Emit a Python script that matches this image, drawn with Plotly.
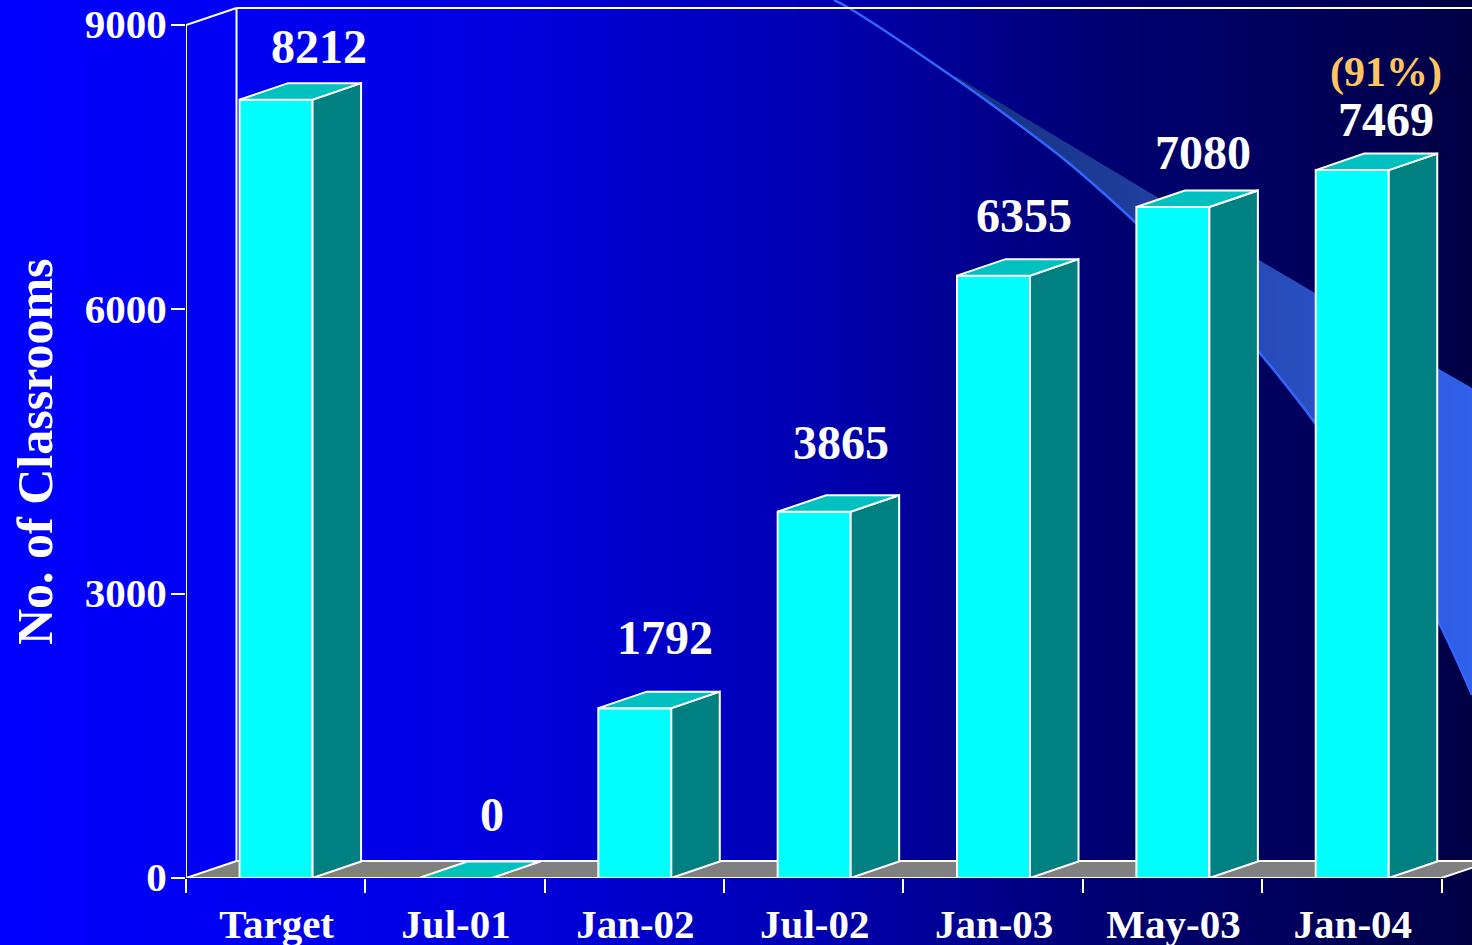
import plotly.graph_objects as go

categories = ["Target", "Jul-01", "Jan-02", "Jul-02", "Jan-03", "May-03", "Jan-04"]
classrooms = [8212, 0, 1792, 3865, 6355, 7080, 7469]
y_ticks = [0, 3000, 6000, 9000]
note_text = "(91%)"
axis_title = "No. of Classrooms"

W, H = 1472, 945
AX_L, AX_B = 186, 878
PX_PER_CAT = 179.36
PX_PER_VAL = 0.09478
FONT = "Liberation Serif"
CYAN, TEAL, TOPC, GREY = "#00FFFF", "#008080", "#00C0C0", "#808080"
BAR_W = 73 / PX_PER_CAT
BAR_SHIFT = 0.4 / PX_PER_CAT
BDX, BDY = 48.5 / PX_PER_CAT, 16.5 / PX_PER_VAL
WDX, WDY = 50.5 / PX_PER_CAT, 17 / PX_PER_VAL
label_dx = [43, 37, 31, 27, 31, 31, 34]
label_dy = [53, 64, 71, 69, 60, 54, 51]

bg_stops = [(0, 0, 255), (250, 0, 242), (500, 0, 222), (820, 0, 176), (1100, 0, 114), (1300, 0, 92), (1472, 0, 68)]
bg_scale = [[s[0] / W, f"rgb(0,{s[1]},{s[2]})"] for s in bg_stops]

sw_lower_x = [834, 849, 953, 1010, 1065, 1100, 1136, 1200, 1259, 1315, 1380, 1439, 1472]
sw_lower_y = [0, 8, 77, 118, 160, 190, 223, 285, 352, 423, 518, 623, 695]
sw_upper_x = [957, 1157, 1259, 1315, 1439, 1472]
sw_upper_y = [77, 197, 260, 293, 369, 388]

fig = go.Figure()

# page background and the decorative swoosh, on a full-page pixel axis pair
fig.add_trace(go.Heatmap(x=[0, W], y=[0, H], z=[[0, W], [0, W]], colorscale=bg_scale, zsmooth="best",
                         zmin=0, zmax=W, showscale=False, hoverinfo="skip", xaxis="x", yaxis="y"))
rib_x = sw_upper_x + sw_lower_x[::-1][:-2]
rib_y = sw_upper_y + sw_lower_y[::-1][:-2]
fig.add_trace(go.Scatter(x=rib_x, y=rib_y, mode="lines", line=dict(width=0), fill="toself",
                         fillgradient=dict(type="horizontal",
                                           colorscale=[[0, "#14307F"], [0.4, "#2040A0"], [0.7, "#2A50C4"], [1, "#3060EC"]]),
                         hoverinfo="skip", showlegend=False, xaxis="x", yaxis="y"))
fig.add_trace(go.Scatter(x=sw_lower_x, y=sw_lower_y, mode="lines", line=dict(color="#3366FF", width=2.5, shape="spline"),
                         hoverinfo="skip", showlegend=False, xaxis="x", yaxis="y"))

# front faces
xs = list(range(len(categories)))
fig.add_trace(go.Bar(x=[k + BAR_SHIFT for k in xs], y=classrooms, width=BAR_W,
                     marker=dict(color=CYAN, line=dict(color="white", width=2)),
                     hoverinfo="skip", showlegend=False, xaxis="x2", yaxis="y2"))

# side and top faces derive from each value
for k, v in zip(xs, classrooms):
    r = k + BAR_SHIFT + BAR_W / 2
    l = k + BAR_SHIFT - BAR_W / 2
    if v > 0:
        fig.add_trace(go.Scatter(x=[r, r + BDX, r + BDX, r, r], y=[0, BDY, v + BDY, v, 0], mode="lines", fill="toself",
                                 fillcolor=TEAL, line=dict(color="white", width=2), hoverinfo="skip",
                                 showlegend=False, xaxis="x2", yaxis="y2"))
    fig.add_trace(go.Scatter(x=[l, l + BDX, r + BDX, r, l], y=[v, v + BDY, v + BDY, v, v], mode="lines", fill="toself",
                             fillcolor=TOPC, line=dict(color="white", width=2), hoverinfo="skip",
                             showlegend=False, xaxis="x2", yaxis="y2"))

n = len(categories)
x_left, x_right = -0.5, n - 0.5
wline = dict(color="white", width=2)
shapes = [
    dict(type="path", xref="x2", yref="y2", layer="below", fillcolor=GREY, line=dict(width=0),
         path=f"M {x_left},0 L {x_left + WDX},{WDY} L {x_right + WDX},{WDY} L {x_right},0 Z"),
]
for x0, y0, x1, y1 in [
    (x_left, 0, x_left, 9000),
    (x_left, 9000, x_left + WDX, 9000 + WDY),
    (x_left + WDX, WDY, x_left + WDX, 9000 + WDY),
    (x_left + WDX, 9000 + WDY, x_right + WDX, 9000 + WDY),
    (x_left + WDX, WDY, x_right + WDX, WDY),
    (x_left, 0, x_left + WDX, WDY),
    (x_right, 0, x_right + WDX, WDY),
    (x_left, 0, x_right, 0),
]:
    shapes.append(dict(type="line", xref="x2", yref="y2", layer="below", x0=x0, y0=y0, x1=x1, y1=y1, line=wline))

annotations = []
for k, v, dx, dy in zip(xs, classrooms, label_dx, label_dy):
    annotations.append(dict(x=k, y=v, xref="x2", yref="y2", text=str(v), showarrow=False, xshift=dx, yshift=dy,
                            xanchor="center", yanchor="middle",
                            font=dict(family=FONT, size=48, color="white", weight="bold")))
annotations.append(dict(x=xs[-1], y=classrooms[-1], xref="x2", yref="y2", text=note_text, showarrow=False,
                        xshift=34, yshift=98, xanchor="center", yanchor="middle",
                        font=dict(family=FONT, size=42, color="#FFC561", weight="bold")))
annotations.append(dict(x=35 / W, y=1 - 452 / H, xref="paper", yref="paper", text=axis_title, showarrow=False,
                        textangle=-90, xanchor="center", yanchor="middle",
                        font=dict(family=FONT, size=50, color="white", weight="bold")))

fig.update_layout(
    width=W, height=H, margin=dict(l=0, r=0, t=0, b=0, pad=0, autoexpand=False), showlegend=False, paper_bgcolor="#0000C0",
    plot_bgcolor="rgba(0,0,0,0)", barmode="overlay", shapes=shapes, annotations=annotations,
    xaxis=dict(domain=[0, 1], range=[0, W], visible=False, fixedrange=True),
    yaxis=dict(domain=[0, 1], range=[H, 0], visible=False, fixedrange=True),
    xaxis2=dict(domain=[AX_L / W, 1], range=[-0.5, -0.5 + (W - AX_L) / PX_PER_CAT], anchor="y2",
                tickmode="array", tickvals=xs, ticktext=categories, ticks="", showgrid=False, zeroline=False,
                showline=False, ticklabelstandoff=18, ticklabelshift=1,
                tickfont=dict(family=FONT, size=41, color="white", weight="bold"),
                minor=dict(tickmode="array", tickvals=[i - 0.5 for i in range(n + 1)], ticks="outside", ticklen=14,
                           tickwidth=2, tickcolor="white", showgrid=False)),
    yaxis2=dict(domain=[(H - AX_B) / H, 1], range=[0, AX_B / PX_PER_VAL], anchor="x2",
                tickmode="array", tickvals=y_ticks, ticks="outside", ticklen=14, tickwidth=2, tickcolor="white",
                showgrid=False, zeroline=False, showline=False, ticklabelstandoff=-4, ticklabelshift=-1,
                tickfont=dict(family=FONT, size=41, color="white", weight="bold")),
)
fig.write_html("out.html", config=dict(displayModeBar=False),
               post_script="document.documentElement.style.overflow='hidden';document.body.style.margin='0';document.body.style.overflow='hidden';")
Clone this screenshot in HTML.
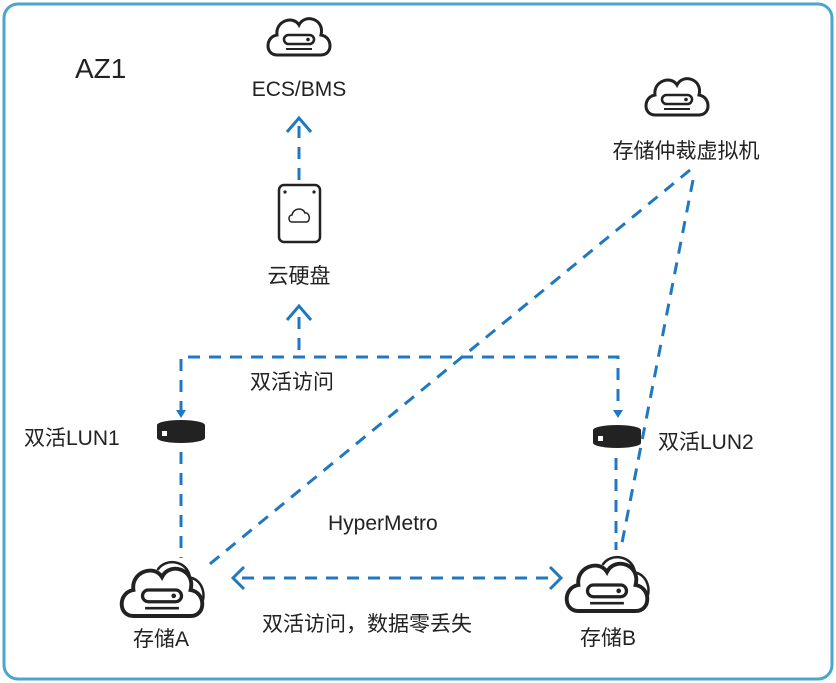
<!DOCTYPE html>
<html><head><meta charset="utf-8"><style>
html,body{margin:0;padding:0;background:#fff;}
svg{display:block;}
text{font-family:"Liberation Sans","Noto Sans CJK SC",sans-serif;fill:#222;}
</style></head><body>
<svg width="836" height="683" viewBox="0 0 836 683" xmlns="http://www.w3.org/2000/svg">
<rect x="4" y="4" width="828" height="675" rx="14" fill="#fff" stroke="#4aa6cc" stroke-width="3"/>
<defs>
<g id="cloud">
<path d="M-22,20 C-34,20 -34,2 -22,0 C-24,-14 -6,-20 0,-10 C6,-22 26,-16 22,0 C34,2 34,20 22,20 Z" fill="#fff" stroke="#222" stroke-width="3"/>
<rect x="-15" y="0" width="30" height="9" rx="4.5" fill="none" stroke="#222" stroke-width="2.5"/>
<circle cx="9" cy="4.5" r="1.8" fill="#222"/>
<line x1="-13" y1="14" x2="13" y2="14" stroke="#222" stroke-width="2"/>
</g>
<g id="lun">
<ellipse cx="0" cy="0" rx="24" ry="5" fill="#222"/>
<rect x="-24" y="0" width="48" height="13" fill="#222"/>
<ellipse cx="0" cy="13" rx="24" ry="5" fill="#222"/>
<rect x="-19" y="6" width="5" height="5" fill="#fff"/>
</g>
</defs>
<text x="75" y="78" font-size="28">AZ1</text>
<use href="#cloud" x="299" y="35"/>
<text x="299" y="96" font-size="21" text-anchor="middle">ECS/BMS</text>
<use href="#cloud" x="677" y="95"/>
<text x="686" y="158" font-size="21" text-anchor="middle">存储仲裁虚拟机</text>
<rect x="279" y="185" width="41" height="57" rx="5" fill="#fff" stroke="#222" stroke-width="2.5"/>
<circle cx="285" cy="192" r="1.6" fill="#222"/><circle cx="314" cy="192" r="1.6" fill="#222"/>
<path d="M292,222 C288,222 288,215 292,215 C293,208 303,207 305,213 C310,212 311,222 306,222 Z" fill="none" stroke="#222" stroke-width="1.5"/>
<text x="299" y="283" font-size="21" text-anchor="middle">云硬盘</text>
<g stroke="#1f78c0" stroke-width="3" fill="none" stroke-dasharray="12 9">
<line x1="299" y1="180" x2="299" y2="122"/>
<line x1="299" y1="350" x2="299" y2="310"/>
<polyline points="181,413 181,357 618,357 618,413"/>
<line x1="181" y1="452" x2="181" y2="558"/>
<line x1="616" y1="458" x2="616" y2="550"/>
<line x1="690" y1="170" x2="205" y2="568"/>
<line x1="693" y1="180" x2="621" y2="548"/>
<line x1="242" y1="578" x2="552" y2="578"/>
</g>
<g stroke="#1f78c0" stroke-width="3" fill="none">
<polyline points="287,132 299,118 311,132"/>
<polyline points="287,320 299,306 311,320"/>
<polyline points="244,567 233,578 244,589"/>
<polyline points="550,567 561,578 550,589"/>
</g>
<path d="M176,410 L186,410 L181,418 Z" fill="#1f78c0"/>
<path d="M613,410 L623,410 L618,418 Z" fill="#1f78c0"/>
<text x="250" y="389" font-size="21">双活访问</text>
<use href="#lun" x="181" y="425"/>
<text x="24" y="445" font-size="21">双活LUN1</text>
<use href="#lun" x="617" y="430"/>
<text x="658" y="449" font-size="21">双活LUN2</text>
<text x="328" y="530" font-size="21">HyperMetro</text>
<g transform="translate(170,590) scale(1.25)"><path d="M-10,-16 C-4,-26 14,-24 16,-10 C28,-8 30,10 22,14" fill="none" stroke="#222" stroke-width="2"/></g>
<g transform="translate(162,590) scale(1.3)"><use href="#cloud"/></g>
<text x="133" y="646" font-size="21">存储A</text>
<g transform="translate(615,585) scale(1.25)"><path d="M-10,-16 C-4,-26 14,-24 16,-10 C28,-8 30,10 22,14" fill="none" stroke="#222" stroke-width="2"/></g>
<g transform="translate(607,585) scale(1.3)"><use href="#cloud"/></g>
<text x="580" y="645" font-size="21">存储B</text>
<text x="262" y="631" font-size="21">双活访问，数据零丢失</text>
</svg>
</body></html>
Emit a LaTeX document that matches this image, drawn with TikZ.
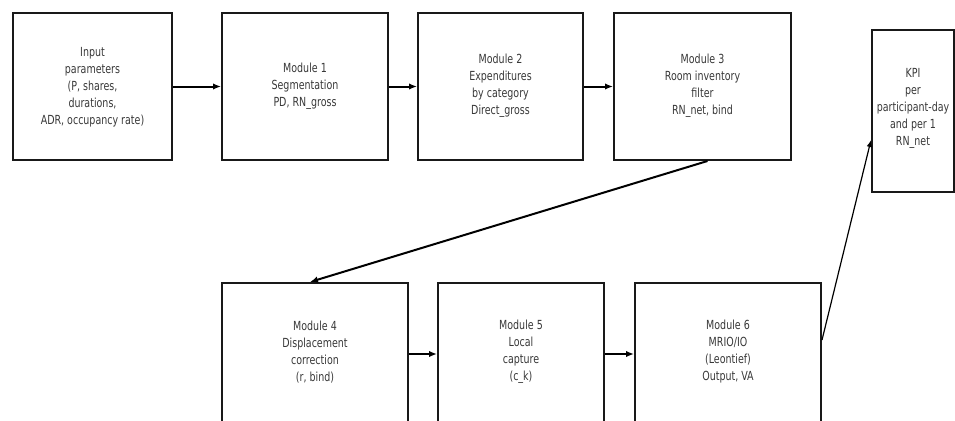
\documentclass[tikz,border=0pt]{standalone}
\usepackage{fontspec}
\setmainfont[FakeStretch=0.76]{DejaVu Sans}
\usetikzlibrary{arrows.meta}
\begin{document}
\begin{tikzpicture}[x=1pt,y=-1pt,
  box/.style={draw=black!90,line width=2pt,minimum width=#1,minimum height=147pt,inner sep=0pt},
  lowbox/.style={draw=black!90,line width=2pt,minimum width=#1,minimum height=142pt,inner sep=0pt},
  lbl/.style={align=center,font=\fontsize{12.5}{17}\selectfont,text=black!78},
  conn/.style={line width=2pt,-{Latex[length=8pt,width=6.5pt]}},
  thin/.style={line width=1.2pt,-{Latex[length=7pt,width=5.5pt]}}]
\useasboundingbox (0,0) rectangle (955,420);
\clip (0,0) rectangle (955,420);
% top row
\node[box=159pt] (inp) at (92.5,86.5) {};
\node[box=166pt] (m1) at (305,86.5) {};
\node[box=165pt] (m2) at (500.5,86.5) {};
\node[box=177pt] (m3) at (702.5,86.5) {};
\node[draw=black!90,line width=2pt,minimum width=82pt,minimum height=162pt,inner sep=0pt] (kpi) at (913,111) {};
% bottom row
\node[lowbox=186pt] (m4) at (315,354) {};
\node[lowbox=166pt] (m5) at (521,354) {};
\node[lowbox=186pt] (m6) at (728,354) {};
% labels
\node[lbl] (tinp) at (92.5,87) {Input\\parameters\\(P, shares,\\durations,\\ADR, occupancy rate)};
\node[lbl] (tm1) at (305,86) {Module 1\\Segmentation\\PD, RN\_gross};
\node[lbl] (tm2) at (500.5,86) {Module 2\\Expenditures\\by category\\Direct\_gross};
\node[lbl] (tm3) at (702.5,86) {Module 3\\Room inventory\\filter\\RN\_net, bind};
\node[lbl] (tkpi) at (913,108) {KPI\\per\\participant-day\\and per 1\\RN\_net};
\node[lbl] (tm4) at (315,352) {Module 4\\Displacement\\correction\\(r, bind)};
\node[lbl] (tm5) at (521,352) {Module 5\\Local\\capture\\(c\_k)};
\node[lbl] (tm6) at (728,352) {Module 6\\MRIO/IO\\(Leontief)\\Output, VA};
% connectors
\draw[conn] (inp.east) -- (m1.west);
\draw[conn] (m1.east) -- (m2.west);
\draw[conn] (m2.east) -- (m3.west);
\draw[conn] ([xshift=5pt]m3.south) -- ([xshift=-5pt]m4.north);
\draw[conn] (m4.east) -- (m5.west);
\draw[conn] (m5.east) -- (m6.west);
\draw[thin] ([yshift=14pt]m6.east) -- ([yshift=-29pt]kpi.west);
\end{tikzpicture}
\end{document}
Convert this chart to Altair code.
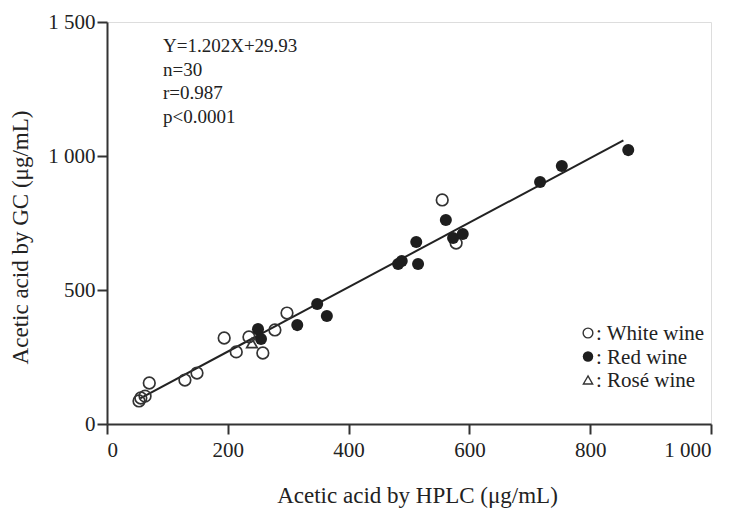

**Task prompt:**
Reproduce the material above from its first line through the line containing "import plotly.graph_objects as go", both ends included, and skip every picture.

**Task answer:**
Emit a Python script that matches this image, drawn with Plotly.
import plotly.graph_objects as go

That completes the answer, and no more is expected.